Records with drawing code
** begin **
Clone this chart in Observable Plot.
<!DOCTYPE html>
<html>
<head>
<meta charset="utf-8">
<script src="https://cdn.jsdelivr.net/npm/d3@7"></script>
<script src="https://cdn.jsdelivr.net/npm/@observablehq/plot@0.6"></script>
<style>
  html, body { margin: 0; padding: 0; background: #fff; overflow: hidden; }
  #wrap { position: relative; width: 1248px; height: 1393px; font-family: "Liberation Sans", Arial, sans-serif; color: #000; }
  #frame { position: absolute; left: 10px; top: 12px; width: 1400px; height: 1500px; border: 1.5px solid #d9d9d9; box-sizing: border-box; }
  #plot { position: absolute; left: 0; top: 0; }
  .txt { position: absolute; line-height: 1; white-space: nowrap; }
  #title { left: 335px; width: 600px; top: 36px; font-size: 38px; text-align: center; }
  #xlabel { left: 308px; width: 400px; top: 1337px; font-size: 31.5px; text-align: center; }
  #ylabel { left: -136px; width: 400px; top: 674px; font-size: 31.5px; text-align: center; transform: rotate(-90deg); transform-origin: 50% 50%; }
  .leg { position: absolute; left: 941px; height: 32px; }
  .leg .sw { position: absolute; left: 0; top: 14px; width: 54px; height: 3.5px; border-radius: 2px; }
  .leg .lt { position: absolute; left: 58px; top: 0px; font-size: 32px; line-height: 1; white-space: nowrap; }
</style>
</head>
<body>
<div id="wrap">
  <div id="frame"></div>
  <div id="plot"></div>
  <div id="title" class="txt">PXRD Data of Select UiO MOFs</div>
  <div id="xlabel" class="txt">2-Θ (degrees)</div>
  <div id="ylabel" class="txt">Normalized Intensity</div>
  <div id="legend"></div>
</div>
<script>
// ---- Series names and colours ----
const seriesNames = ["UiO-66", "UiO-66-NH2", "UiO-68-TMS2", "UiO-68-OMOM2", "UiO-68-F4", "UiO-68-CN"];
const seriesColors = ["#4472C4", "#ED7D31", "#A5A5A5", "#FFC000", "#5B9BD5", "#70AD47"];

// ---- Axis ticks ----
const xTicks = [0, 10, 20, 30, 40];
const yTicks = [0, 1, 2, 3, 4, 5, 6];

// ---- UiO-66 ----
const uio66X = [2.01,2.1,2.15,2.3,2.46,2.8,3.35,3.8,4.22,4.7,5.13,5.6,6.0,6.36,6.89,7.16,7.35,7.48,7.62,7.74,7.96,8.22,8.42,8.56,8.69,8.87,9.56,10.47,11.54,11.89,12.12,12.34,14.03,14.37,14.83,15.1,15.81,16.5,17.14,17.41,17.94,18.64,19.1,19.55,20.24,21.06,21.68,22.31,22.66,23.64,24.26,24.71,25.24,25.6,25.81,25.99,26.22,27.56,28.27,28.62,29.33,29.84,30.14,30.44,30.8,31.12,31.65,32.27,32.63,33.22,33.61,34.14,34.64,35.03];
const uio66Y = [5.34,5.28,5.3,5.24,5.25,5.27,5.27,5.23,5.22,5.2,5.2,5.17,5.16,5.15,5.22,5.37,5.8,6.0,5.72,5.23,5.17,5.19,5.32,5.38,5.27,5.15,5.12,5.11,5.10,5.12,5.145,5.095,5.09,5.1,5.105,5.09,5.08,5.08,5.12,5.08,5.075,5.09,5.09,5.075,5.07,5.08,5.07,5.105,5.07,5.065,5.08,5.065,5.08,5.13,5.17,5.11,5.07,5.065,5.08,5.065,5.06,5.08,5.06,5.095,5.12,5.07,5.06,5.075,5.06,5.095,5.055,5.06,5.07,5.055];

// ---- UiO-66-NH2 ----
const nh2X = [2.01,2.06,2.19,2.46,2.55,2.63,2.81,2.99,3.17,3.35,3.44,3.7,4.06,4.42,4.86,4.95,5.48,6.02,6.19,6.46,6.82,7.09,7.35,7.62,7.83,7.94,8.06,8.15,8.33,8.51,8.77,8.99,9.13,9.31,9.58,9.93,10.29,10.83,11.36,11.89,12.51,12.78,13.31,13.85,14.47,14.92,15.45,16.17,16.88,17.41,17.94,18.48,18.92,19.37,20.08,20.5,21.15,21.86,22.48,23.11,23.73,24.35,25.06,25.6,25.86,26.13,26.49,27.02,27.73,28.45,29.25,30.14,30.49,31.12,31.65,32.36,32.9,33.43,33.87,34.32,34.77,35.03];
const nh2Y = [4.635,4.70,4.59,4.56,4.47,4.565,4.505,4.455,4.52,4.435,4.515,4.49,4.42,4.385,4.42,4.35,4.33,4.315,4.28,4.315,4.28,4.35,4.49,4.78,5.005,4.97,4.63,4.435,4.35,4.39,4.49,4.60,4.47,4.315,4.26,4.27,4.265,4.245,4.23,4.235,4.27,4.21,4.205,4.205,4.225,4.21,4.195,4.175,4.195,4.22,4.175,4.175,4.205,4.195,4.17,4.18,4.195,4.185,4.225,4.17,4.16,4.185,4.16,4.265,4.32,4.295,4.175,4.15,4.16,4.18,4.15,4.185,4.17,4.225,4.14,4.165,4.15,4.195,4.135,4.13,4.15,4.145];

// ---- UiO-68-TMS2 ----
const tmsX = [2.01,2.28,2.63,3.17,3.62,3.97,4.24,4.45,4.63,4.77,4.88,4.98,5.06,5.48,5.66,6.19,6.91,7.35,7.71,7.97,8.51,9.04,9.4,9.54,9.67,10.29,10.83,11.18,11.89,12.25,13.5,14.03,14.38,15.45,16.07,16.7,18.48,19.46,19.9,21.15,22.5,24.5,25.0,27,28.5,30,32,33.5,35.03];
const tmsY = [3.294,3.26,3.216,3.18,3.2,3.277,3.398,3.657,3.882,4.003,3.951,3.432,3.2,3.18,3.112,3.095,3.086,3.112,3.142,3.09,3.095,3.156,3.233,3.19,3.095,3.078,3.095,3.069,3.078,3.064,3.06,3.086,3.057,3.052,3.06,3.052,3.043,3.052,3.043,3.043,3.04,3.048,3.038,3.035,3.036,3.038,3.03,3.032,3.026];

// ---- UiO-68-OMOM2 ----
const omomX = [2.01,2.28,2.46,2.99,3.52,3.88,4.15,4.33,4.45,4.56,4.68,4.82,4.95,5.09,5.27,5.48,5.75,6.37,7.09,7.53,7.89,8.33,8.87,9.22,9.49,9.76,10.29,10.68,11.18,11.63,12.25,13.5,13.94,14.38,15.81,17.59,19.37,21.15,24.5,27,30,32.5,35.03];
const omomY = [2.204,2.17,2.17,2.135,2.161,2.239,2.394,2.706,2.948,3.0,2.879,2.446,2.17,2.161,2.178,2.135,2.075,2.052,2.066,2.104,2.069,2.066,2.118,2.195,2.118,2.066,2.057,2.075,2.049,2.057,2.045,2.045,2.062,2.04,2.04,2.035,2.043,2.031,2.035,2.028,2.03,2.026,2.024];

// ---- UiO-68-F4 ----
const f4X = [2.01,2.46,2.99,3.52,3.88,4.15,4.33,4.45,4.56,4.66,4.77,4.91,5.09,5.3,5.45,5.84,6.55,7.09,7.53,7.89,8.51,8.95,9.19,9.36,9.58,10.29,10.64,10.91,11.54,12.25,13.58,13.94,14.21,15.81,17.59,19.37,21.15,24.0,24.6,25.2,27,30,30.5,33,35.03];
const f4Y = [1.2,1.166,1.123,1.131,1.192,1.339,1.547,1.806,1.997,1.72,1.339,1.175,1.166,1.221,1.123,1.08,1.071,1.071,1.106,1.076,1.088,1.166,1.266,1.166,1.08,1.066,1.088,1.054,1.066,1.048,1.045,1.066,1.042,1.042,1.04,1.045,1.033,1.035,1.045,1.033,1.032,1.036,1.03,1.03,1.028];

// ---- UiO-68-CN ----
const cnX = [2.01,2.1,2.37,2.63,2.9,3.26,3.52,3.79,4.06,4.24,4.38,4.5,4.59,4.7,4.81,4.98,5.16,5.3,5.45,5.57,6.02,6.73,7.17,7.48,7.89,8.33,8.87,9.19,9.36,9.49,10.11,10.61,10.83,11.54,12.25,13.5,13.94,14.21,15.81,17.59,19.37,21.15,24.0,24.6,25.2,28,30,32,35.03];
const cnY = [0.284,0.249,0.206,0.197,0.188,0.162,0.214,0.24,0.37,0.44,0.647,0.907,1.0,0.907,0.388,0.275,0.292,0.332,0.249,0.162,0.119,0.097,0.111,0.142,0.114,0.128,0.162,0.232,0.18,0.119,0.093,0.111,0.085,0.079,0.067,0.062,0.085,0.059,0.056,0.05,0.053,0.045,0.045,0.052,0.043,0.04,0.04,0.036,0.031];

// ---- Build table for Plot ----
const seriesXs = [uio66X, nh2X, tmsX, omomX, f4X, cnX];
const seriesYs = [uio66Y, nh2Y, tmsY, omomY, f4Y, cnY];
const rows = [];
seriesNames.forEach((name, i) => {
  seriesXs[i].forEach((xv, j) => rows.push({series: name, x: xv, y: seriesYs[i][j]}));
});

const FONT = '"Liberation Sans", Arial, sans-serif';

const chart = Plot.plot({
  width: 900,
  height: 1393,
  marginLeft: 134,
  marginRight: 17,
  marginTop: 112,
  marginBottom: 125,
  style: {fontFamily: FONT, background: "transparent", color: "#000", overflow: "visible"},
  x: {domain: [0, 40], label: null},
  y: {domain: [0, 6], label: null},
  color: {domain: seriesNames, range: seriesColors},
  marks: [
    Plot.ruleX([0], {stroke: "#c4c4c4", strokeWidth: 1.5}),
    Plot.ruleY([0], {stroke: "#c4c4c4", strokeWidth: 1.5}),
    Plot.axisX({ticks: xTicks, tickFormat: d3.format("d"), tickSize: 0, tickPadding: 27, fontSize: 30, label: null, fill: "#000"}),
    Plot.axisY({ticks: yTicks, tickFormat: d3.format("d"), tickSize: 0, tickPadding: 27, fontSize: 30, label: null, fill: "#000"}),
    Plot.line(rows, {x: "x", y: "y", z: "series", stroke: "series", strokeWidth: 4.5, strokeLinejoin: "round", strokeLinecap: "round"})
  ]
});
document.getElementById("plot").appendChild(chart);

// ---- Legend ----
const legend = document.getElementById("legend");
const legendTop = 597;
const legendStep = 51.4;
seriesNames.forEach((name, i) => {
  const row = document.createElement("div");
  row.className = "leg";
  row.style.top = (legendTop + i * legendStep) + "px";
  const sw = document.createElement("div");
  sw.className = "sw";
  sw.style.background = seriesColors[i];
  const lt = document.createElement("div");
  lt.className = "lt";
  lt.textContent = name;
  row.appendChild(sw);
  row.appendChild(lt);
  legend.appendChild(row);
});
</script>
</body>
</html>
** end **
** begin **
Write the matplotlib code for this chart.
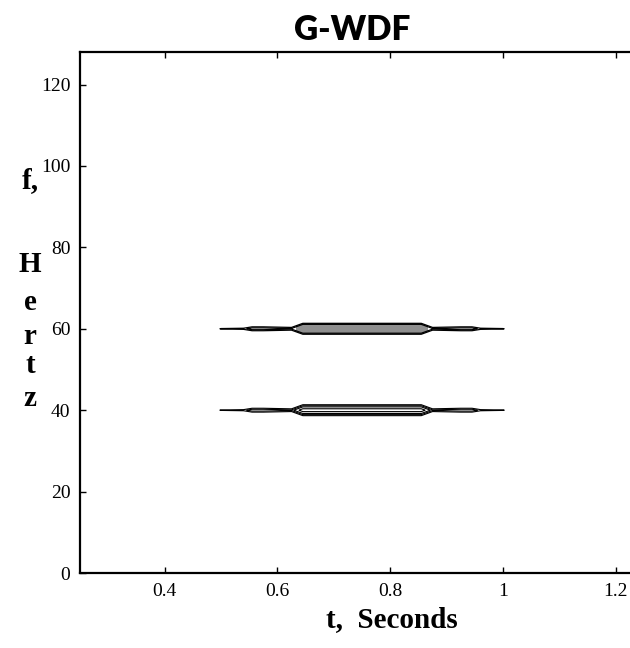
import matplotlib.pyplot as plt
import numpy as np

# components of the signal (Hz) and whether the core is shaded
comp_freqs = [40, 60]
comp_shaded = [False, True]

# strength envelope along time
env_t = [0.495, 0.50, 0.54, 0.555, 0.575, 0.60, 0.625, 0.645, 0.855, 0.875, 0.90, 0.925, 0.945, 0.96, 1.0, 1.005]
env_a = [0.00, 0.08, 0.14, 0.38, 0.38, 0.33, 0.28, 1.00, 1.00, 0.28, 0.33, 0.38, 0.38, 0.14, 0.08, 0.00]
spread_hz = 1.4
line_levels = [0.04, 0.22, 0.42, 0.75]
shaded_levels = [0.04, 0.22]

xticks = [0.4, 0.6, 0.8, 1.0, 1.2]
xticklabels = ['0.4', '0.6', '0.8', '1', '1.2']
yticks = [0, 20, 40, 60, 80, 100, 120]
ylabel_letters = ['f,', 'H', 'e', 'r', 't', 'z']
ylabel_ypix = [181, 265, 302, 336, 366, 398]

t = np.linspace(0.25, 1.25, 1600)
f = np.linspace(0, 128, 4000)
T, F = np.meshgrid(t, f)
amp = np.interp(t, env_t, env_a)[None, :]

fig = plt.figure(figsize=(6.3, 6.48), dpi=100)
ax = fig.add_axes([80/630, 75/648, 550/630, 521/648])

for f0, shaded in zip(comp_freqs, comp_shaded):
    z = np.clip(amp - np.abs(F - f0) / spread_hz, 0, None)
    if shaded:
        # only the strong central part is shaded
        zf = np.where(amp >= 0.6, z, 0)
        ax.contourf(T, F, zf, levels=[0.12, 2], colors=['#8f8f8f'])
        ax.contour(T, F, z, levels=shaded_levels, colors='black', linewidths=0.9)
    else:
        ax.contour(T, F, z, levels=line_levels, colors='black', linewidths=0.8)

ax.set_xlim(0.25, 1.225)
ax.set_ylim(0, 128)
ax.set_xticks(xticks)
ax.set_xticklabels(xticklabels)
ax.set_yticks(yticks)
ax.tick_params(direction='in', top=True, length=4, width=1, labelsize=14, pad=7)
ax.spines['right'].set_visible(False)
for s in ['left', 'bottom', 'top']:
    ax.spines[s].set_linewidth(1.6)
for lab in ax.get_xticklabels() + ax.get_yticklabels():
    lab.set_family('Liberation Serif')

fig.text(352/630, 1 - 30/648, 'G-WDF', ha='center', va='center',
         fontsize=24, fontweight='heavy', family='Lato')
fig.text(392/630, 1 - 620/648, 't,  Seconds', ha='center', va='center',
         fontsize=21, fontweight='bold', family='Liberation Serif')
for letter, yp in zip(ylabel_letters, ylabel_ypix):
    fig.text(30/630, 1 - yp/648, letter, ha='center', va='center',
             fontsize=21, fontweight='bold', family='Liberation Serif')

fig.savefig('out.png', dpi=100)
** end **
◆ **EXERCISE OBJECTIVE**
Lines from the one with "Write the matplotlib code for this chart." through the one with "comp_shaded = [False, True]" are the only ones to quote. Quote them exactly and leave out pictures.

◆ **PROBLEM SOLUTION**
Write the matplotlib code for this chart.
import matplotlib.pyplot as plt
import numpy as np

# components of the signal (Hz) and whether the core is shaded
comp_freqs = [40, 60]
comp_shaded = [False, True]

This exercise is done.